We would sit inside the miniature tunnels – the eskimos – and look on, in the warmth of winter sun, dazed by the white light. In the late afternoon, it would begin snowing again. The winter sun is flippant. It is a phenomenon that dissipates way too quickly. What did grief mean to us as kids? This dissipation, this going away of winter sun when it would have to stay on, should have stayed on and didn’t. My heart would grow heavy. The face would contort into a shape of commotion. Grief didn’t have a word. It was (in the pure innocence of childhood) a feeling which was terribly sad, a feeling I have always associated with winter. We’d retreat into cold shadows of the house. The doors (behind us) would shut close.

Before herding us in the room with green windowpanes (asking us to stay quiet in there, under the quilts) we’d be called for the last round of evening tea. Once over, we’d make inroads to the room assigned to us (in winters) which I always likened to a gas chamber somehow.

It was warm and damp. It strangely smelled of ancient sleep. What did we do there? Either, in the day, we’d write school assignments for winter. Or, as it would grow darker, we would sing cheerful songs and sleep.

Close to the evenings, before the third call for prayer was said, we would fill our tiny kanged (firepots woven in wicker) with embers (from the hearth) to the brim and wrap ourselves in our pherans.
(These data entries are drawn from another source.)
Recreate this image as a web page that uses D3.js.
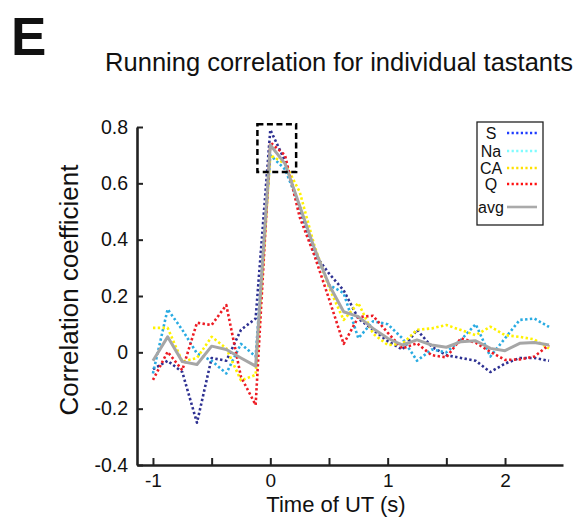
<!DOCTYPE html>
<html lang="en">
<head>
<meta charset="UTF-8">
<title>Running correlation</title>
<script src="https://d3js.org/d3.v7.min.js"></script>
<style>
    body { margin: 0; background: #fff; }
    text { font-family: "Liberation Sans", Arial, sans-serif; fill: #111; }
</style>
</head>
<body>
<div id="chart"></div>
<script>
    // time of UT (s), one value every 0.125 s
    var times = [-1, -0.875, -0.75, -0.625, -0.5, -0.375, -0.25, -0.125,
        0, 0.125, 0.25, 0.375, 0.5, 0.625, 0.75, 0.875,
        1, 1.125, 1.25, 1.375, 1.5, 1.625, 1.75, 1.875,
        2, 2.125, 2.25, 2.375];

    // running correlation per tastant
    var sValues = [-0.06, -0.03, -0.07, -0.25, -0.02, -0.03, 0.08, 0.12,
        0.79, 0.68, 0.51, 0.35, 0.28, 0.22, 0.12, 0.08,
        0.04, 0.01, 0.08, 0.02, -0.01, -0.02, -0.03, -0.07,
        -0.04, -0.02, -0.02, -0.03];
    var naValues = [-0.075, 0.153, 0.08, -0.004, -0.03, -0.075, 0.03, -0.015,
        0.70, 0.65, 0.52, 0.36, 0.24, 0.21, 0.05, 0.11,
        0.10, 0.05, -0.03, 0.01, 0.00, 0.045, 0.10, -0.015,
        0.05, 0.115, 0.12, 0.09];
    var caValues = [0.087, 0.087, -0.033, -0.02, 0.055, 0.014, -0.10, -0.08,
        0.70, 0.67, 0.57, 0.38, 0.23, 0.115, 0.175, 0.067,
        0.026, 0.03, 0.08, 0.085, 0.097, 0.079, 0.061, 0.091,
        0.061, 0.055, 0.046, 0.014];
    var qValues = [-0.098, 0.002, -0.063, 0.105, 0.097, 0.168, -0.087, -0.187,
        0.745, 0.70, 0.48, 0.345, 0.19, 0.03, 0.125, 0.13,
        0.07, 0.014, 0.032, -0.01, -0.018, 0.05, 0.034, 0.002,
        -0.027, -0.025, -0.015, 0.026];
    var avgValues = [-0.03, 0.055, -0.033, -0.043, 0.022, 0.01, -0.02, -0.049,
        0.736, 0.67, 0.52, 0.37, 0.24, 0.144, 0.127, 0.085,
        0.05, 0.026, 0.044, 0.026, 0.018, 0.038, 0.041, 0.014,
        0.006, 0.032, 0.035, 0.026];

    var seriesNames = ["S", "Na", "CA", "Q", "avg"];
    var lineColors = ["#2e3192", "#29abe2", "#fff200", "#ed1c24", "#a6a6a6"];
    var legendColors = ["#1f3dff", "#7ffcff", "#ffe000", "#ff1010", "#aaaaaa"];

    var xTicks = [-1, -0.5, 0, 0.5, 1, 1.5, 2];
    var xLabels = [-1, 0, 1, 2];
    var yTicks = [-0.4, -0.2, 0, 0.2, 0.4, 0.6, 0.8];

    // dashed highlight box around the peak
    var boxTime = [-0.11, 0.22];
    var boxCorr = [0.64, 0.81];

    var allValues = [sValues, naValues, caValues, qValues, avgValues];
    var series = seriesNames.map(function(name, i) {
        return {
            name: name,
            color: lineColors[i],
            legendColor: legendColors[i],
            dotted: name != "avg",
            points: times.map(function(t, j) { return {t: t, v: allValues[i][j]}; })
        };
    });

    var width = 578, height = 520;
    var svg = d3.select("#chart").append("svg")
        .attr("width", width)
        .attr("height", height);

    var x = d3.scaleLinear().domain([-1.136, 2.494]).range([137, 563]);
    var y = d3.scaleLinear().domain([-0.4, 0.8]).range([465, 127]);

    // plain hyphen for negatives, like the original figure
    var fmtX = d3.formatLocale({decimal: ".", thousands: ",", grouping: [3], currency: ["", ""], minus: "-"}).format("d");
    var fmtY = d3.formatLocale({decimal: ".", thousands: ",", grouping: [3], currency: ["", ""], minus: "-"}).format(".1f");

    // panel letter and title
    svg.append("text")
        .attr("x", 11).attr("y", 55)
        .style("font-size", "53px")
        .style("font-weight", "bold")
        .text("E");
    svg.append("text")
        .attr("x", 339).attr("y", 71)
        .attr("text-anchor", "middle")
        .style("font-size", "25.5px")
        .text("Running correlation for individual tastants");

    // lines
    var line = d3.line().x(d => x(d.t)).y(d => y(d.v));
    svg.append("g").selectAll("path")
        .data(series)
        .join("path")
        .attr("d", d => line(d.points))
        .attr("fill", "none")
        .attr("stroke", d => d.color)
        .attr("stroke-width", d => d.dotted ? 2.6 : 3)
        .attr("stroke-dasharray", d => d.dotted ? "2.4,2.4" : null)
        .attr("stroke-linejoin", "round");

    svg.append("rect")
        .attr("x", x(boxTime[0]))
        .attr("y", y(boxCorr[1]))
        .attr("width", x(boxTime[1]) - x(boxTime[0]))
        .attr("height", y(boxCorr[0]) - y(boxCorr[1]))
        .attr("fill", "none")
        .attr("stroke", "#000")
        .attr("stroke-width", 2.5)
        .attr("stroke-dasharray", "6,3.5");

    // axes
    var xAxis = d3.axisBottom(x)
        .tickValues(xTicks)
        .tickSizeInner(-7)
        .tickSizeOuter(0)
        .tickFormat(d => xLabels.indexOf(d) >= 0 ? fmtX(d) : "");
    var gx = svg.append("g")
        .attr("transform", "translate(0," + y.range()[0] + ")")
        .call(xAxis);
    gx.select(".domain").attr("stroke", "#222").attr("stroke-width", 2.6);
    gx.selectAll(".tick line").attr("stroke", "#222").attr("stroke-width", 2);
    gx.selectAll(".tick text")
        .attr("y", 22)
        .attr("dy", 0)
        .style("font-size", "19px")
        .style("font-family", "'Liberation Sans', Arial, sans-serif")
        .attr("fill", "#111");

    var yAxis = d3.axisLeft(y)
        .tickValues(yTicks)
        .tickSizeInner(-6)
        .tickSizeOuter(0)
        .tickFormat(d => d == 0 ? "0" : fmtY(d));
    var gy = svg.append("g")
        .attr("transform", "translate(" + x.range()[0] + ",0)")
        .call(yAxis);
    gy.select(".domain").attr("stroke", "#222").attr("stroke-width", 2.6);
    gy.selectAll(".tick line").attr("stroke", "#222").attr("stroke-width", 2);
    gy.selectAll(".tick text")
        .attr("x", -9)
        .style("font-size", "19.5px")
        .style("font-family", "'Liberation Sans', Arial, sans-serif")
        .attr("fill", "#111");

    svg.append("text")
        .attr("x", 336).attr("y", 512)
        .attr("text-anchor", "middle")
        .style("font-size", "22px")
        .text("Time of UT (s)");
    svg.append("text")
        .attr("transform", "translate(78,290) rotate(-90)")
        .attr("text-anchor", "middle")
        .style("font-size", "26px")
        .text("Correlation coefficient");

    // legend
    var legend = svg.append("g");
    legend.append("rect")
        .attr("x", 477).attr("y", 122)
        .attr("width", 66).attr("height", 103)
        .attr("fill", "#fff")
        .attr("stroke", "#222")
        .attr("stroke-width", 1.3);
    var legendY = [133, 151, 168, 184, 207];
    var items = legend.selectAll("g.item")
        .data(series)
        .join("g")
        .attr("class", "item")
        .attr("transform", (d, i) => "translate(0," + legendY[i] + ")");
    items.append("text")
        .attr("x", 491)
        .attr("dy", "0.35em")
        .attr("text-anchor", "middle")
        .style("font-size", "16px")
        .text(d => d.name);
    items.append("line")
        .attr("x1", 507).attr("x2", 537)
        .attr("stroke", d => d.legendColor)
        .attr("stroke-width", d => d.dotted ? 2.4 : 2.6)
        .attr("stroke-dasharray", d => d.dotted ? "2.2,2.4" : null);
</script>
</body>
</html>
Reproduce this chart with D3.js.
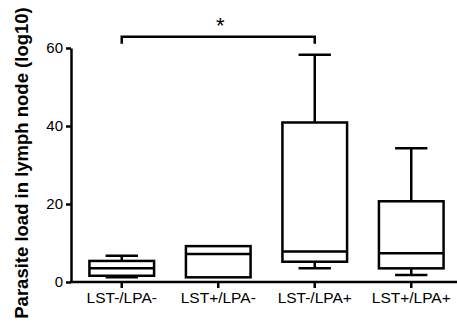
<!DOCTYPE html>
<html>
<head>
<meta charset="utf-8">
<script src="https://cdn.jsdelivr.net/npm/d3@7"></script>
<style>
  body { margin: 0; background: #fff; }
  svg { display: block; font-family: Arial, "Liberation Sans", sans-serif; }
</style>
</head>
<body>
<div id="chart"></div>
<script>
// groups and box stats
var groups = ['LST-/LPA-', 'LST+/LPA-', 'LST-/LPA+', 'LST+/LPA+'];
var mins    = [1.2, 1.2, 3.5, 1.8];
var q1s     = [1.6, 1.2, 5.2, 3.5];
var medians = [3.5, 7.2, 7.8, 7.35];
var q3s     = [5.4, 9.2, 40.9, 20.7];
var maxs    = [6.7, 9.2, 58.3, 34.3];
var yTicks  = [0, 20, 40, 60];

// significance bracket between group 1 and 3
var sigPairs = [{a: 'LST-/LPA-', b: 'LST-/LPA+', level: 62.9, label: '*'}];

var width = 457, height = 326;
var margin = {top: 48, right: 0, bottom: 44, left: 71};

var svg = d3.select('#chart').append('svg')
    .attr('width', width)
    .attr('height', height);

var data = groups.map((g, i) => ({
  group: g, min: mins[i], q1: q1s[i], median: medians[i], q3: q3s[i], max: maxs[i]
}));

var xScale = d3.scaleBand()
    .domain(groups)
    .range([margin.left + 2.5, width + 2.5])
    .paddingInner(0.33)
    .paddingOuter(0.165);

var yScale = d3.scaleLinear()
    .domain([0, 60])
    .range([height - margin.bottom, margin.top]);

var sw = 2.5;

// y axis
var yAxis = d3.axisLeft(yScale)
    .tickValues(yTicks)
    .tickSize(5)
    .tickSizeOuter(0)
    .tickPadding(3);

var gy = svg.append('g')
    .attr('class', 'y axis')
    .attr('transform', `translate(${margin.left},0)`)
    .call(yAxis);

gy.selectAll('text').style('font-size', '15px').attr('fill', '#000');

// x axis
var xAxis = d3.axisBottom(xScale)
    .tickSize(6)
    .tickSizeOuter(0)
    .tickPadding(4);

var gx = svg.append('g')
    .attr('class', 'x axis')
    .attr('transform', `translate(0,${yScale(0)})`)
    .call(xAxis);

// stretch baseline so it meets the y axis
gx.select('.domain').attr('d', `M${margin.left - sw / 2},0H${width}`);
gx.selectAll('text').style('font-size', '15.5px').attr('fill', '#000');

svg.selectAll('.axis path, .axis line')
    .attr('stroke', '#000')
    .attr('stroke-width', sw);

// boxes
var bw = xScale.bandwidth();
var box = svg.selectAll('.box')
    .data(data)
    .enter()
    .append('g')
    .attr('class', 'box')
    .attr('transform', d => `translate(${xScale(d.group)},0)`)
    .attr('stroke', '#000')
    .attr('stroke-width', sw)
    .attr('fill', 'none');

// whiskers
box.append('line')
    .attr('x1', bw / 2).attr('x2', bw / 2)
    .attr('y1', d => yScale(d.max)).attr('y2', d => yScale(d.q3));
box.append('line')
    .attr('x1', bw / 2).attr('x2', bw / 2)
    .attr('y1', d => yScale(d.q1)).attr('y2', d => yScale(d.min));

// caps (only where the whisker is visible)
box.filter(d => d.max > d.q3).append('line')
    .attr('x1', bw / 4).attr('x2', bw * 3 / 4)
    .attr('y1', d => yScale(d.max)).attr('y2', d => yScale(d.max));
box.filter(d => d.min < d.q1).append('line')
    .attr('x1', bw / 4).attr('x2', bw * 3 / 4)
    .attr('y1', d => yScale(d.min)).attr('y2', d => yScale(d.min));

box.append('rect')
    .attr('x', 0)
    .attr('width', bw)
    .attr('y', d => yScale(d.q3))
    .attr('height', d => yScale(d.q1) - yScale(d.q3))
    .attr('fill', '#fff');

box.append('line')
    .attr('x1', 0).attr('x2', bw)
    .attr('y1', d => yScale(d.median)).attr('y2', d => yScale(d.median));

// significance bracket
var sig = svg.selectAll('.sig')
    .data(sigPairs)
    .enter()
    .append('g')
    .attr('class', 'sig');

sig.append('path')
    .attr('fill', 'none')
    .attr('stroke', '#000')
    .attr('stroke-width', sw)
    .attr('d', d => {
      var x1 = xScale(d.a) + bw / 2, x2 = xScale(d.b) + bw / 2;
      var y = yScale(d.level);
      return `M${x1},${y + 7}V${y}H${x2}V${y + 7}`;
    });

sig.append('text')
    .attr('x', d => (xScale(d.a) + xScale(d.b) + bw) / 2 + 2)
    .attr('y', d => yScale(d.level) - 4)
    .attr('text-anchor', 'middle')
    .style('font-size', '22px')
    .text(d => d.label);

// y label
svg.append('text')
    .attr('transform', `translate(28,${163}) rotate(-90)`)
    .attr('text-anchor', 'middle')
    .style('font-size', '18.5px')
    .style('font-weight', 'bold')
    .text('Parasite load in lymph node (log10)');
</script>
</body>
</html>
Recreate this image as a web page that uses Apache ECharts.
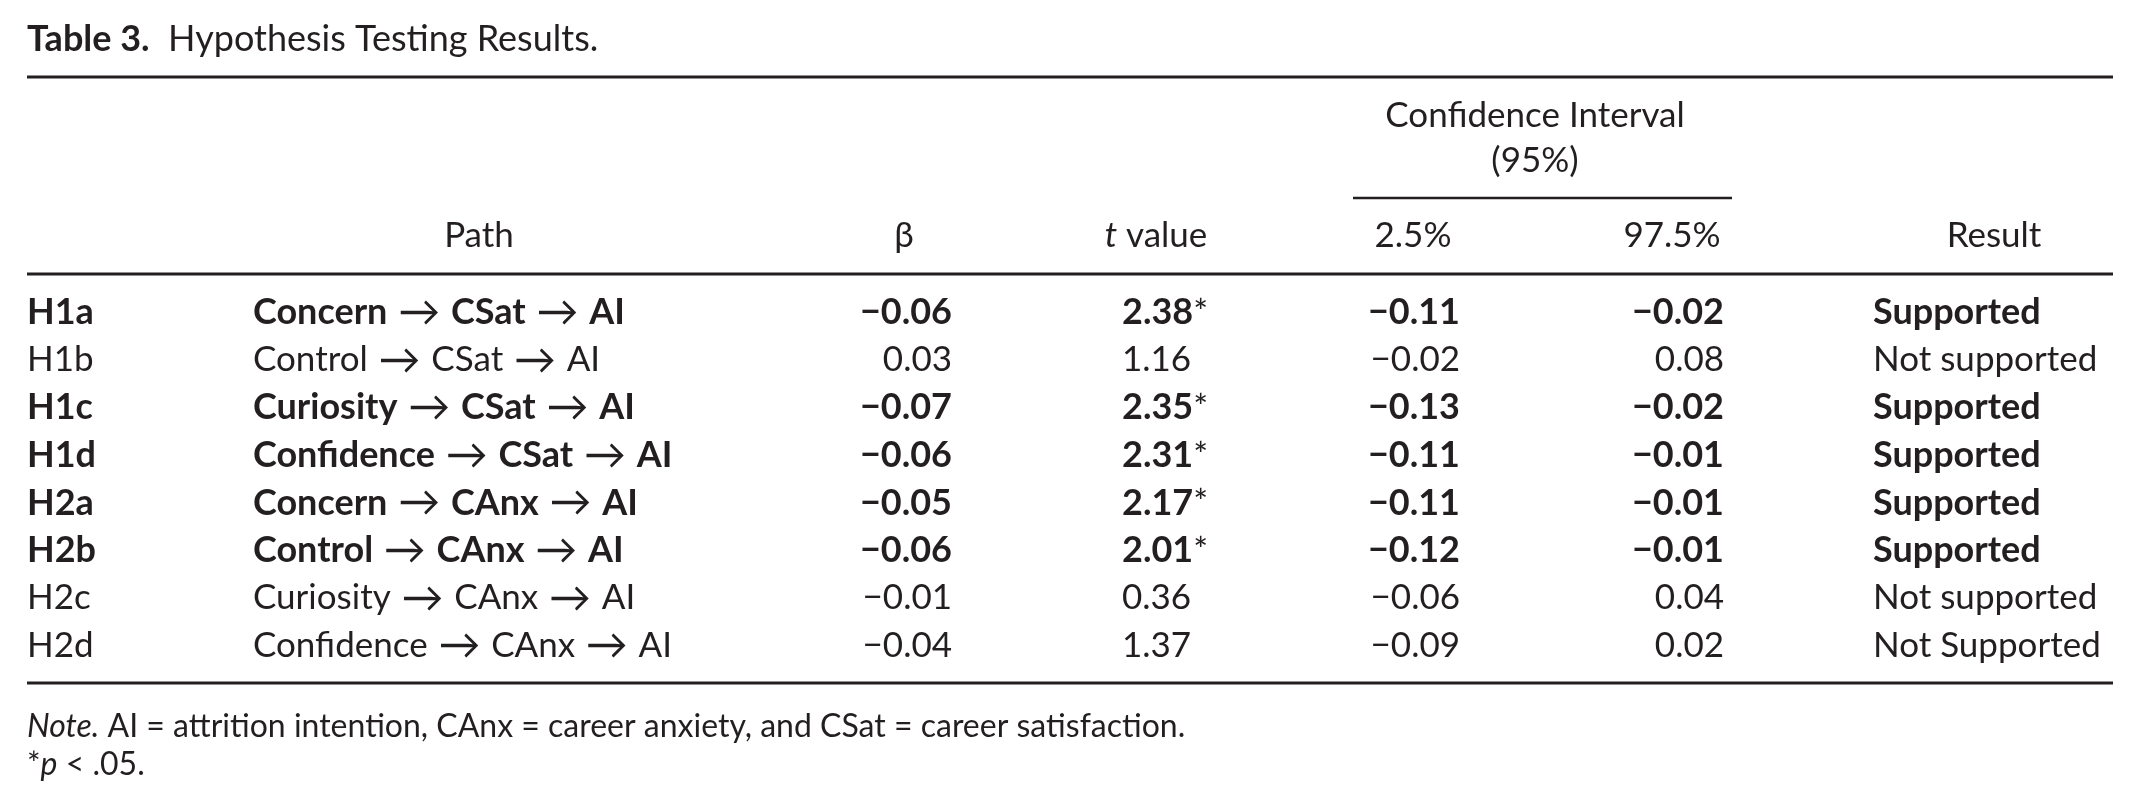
<!DOCTYPE html>
<html>
<head>
<meta charset="utf-8">
<script src="https://cdn.jsdelivr.net/npm/echarts@6/dist/echarts.min.js"></script>
<style>
html,body{margin:0;padding:0;background:#fff;}
#chart{width:2139px;height:808px;}
</style>
</head>
<body>
<div id="chart"></div>
<script>
// ---- data ----
var hypotheses = ['H1a','H1b','H1c','H1d','H2a','H2b','H2c','H2d'];
var paths = [
  ['Concern', 'CSat', 'AI'],
  ['Control', 'CSat', 'AI'],
  ['Curiosity', 'CSat', 'AI'],
  ['Confidence', 'CSat', 'AI'],
  ['Concern', 'CAnx', 'AI'],
  ['Control', 'CAnx', 'AI'],
  ['Curiosity', 'CAnx', 'AI'],
  ['Confidence', 'CAnx', 'AI']
];
var betas = [-0.06, 0.03, -0.07, -0.06, -0.05, -0.06, -0.01, -0.04];
var tValues = [2.38, 1.16, 2.35, 2.31, 2.17, 2.01, 0.36, 1.37];
var significant = [true, false, true, true, true, true, false, false];
var ciLow = [-0.11, -0.02, -0.13, -0.11, -0.11, -0.12, -0.06, -0.09];
var ciHigh = [-0.02, 0.08, -0.02, -0.01, -0.01, -0.01, 0.04, 0.02];
var results = ['Supported','Not supported','Supported','Supported','Supported','Supported','Not supported','Not Supported'];
var boldRow = [true, false, true, true, true, true, false, false];
var headers = ['Path', '\u03b2', 't value', '2.5%', '97.5%', 'Result'];

(function(){
// ---- layout (not data) ----
var FONT = 'Lato';
var FS = 35;
var BFS = 36;
var HFS = 35;
var TFS = 36;
var NFS = 32;
var INK = '#231f20';
var W = 2139;
var colX = {hyp: 27, path: 253, beta: 952, t: 1122, lo: 1460, hi: 1724, res: 1873};

function fmt(v){ var s = Math.abs(v).toFixed(2); return (v < 0 ? '\u2212' : '') + s; }

function makeRich(){
  return {
    b: {fontFamily: FONT, fontSize: BFS, fontWeight: 'bold', color: INK},
    r: {fontFamily: FONT, fontSize: FS, fontWeight: 'normal', color: INK},
    s: {fontFamily: FONT, fontSize: FS, fontWeight: 'normal', color: INK},
    a: {fontFamily: FONT, fontSize: 42, fontWeight: 'normal', color: INK}
  };
}

function cell(i, t){ return '{' + (boldRow[i] ? 'b' : 'r') + '|' + t + '}'; }

function column(name, x, align, textFn){
  return {
    type: 'scatter', name: name, symbolSize: 1, silent: true,
    itemStyle: {color: 'rgba(255,255,255,0)'},
    data: hypotheses.map(function(h){ return [x, h]; }),
    label: {
      show: true, position: 'inside', align: align, verticalAlign: 'middle',
      color: INK, opacity: 1,
      formatter: function(p){ return textFn(p.dataIndex); },
      rich: makeRich()
    }
  };
}

var series = [
  column('hyp', colX.hyp, 'left', function(i){ return cell(i, hypotheses[i]); }),
  column('path', colX.path, 'left', function(i){
    return paths[i].map(function(p){ return cell(i, p); }).join('{a| \u2192 }');
  }),
  column('beta', colX.beta, 'right', function(i){ return cell(i, fmt(betas[i])); }),
  column('t', colX.t, 'left', function(i){ return cell(i, tValues[i].toFixed(2)) + (significant[i] ? '{s|*}' : ''); }),
  column('lo', colX.lo, 'right', function(i){ return cell(i, fmt(ciLow[i])); }),
  column('hi', colX.hi, 'right', function(i){ return cell(i, fmt(ciHigh[i])); }),
  column('res', colX.res, 'left', function(i){ return cell(i, results[i]); })
];

function txt(x, y, text, align, richStyle, size){
  var st = {
    text: text, textAlign: align, textVerticalAlign: 'middle',
    font: 'normal ' + (size || HFS) + 'px ' + FONT, fill: INK
  };
  if (richStyle) st.rich = richStyle;
  return {type: 'text', x: x, y: y, silent: true, style: st};
}
function hline(x1, x2, y, w){
  return {type: 'line', silent: true, shape: {x1: x1, y1: y, x2: x2, y2: y}, style: {stroke: INK, lineWidth: w}};
}

var graphic = [
  txt(27, 39, '{b|Table 3.}{r|  Hypothesis Testing Results.}', 'left', {
    b: {fontFamily: FONT, fontSize: TFS, fontWeight: 'bold', fill: INK},
    r: {fontFamily: FONT, fontSize: TFS, fill: INK}
  }),
  hline(27, 2113, 77, 3),
  txt(1535, 116, 'Confidence Interval', 'center'),
  txt(1535, 161, '(95%)', 'center'),
  hline(1353, 1732, 198, 2.5),
  txt(479, 236, headers[0], 'center'),
  txt(904, 236, headers[1], 'center'),
  txt(1156, 236, '{i|t}{r| value}', 'center', {
    i: {fontFamily: FONT, fontSize: HFS, fontStyle: 'italic', fill: INK},
    r: {fontFamily: FONT, fontSize: HFS, fill: INK}
  }),
  txt(1413, 236, headers[3], 'center'),
  txt(1672, 236, headers[4], 'center'),
  txt(1994, 236, headers[5], 'center'),
  hline(27, 2113, 274, 3),
  hline(27, 2113, 683, 3),
  txt(27, 727, '{i|Note.}{r| AI = attrition intention, CAnx = career anxiety, and CSat = career satisfaction.}', 'left', {
    i: {fontFamily: FONT, fontSize: NFS, fontStyle: 'italic', fill: INK},
    r: {fontFamily: FONT, fontSize: NFS, fill: INK}
  }),
  txt(27, 765, '{r|*}{i|p}{r| < .05.}', 'left', {
    i: {fontFamily: FONT, fontSize: NFS, fontStyle: 'italic', fill: INK},
    r: {fontFamily: FONT, fontSize: NFS, fill: INK}
  })
];

var ROWH = 47.6;
var gridTop = 312.5 - ROWH / 2;
var chart = echarts.init(document.getElementById('chart'), null, {renderer: 'canvas'});
chart.setOption({
  animation: false,
  backgroundColor: '#ffffff',
  grid: {left: 0, right: 0, top: gridTop, height: ROWH * hypotheses.length},
  xAxis: {type: 'value', min: 0, max: W, show: false},
  yAxis: {type: 'category', data: hypotheses, inverse: true, show: false},
  series: series,
  graphic: graphic
});
})();
</script>
</body>
</html>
Unwary of the ticking of time, in the alphabets of our snow poems we would think of writing in the day, we would doze off. At dinner we would wake up. With no electricity, with no other source of entertainment, the radio noise drowned the drawing room (where the family also ate) in its shrill melody.

Father skimmed through the obscure frequencies on MW until, as it happened, with hope and patience he would locate VOA Urdu and Radio Pakistan. It was bit of a struggle, I understood. To step onto a desired frequency broadcasted from somewhere else (you think of lat/long) one has to hear the rustle of Indian and Russian radio stations a nuisance one would always want to get rid of, I learnt much later.

VOA Urdu was always cheerful, a happy memory from winter. It always had a nostalgic effect on me. I have unsuccessfully shamelessly mimicked the newsreader. However, it did not occur to me (has not occurred to me as yet) I can’t simulate the radio voices I listened to on my father’s radio. I still, at times, try and mimic (from memory) voices I have listened to on the radio over the years. I simply refuse to give up on my hidden talent.

The waking up, to eat dinner, was not so much of an effort as was waking up in the mornings. We would never believe that a metaphor for the absurdity called happiness, we slept to in the poem, has brought us back to life. We would eat dinner in haste. A ritualistic exercise (we undertook in winter only) followed dinner: savouring oranges. The oranges were boiled in a cauldron (over hearth) so that the frost, inside the pulp, would dissolve in the water seething, at hundred degree Celsius. We’d wait.

Then they would be distributed among us, the children of the house. We’d skin oranges inside our pherans. Not looking at each other, we thought, wouldn’t compel us, in any way, to share pieces of oranges. I always finished last. So, always, while eating oranges, I would rather stay low. So would others, to my surprise. It was perhaps an unsaid pact. This is a happy memory. A rarity in its own way.

And right after that, each one of us would return to the poem, awaiting us, in sleep.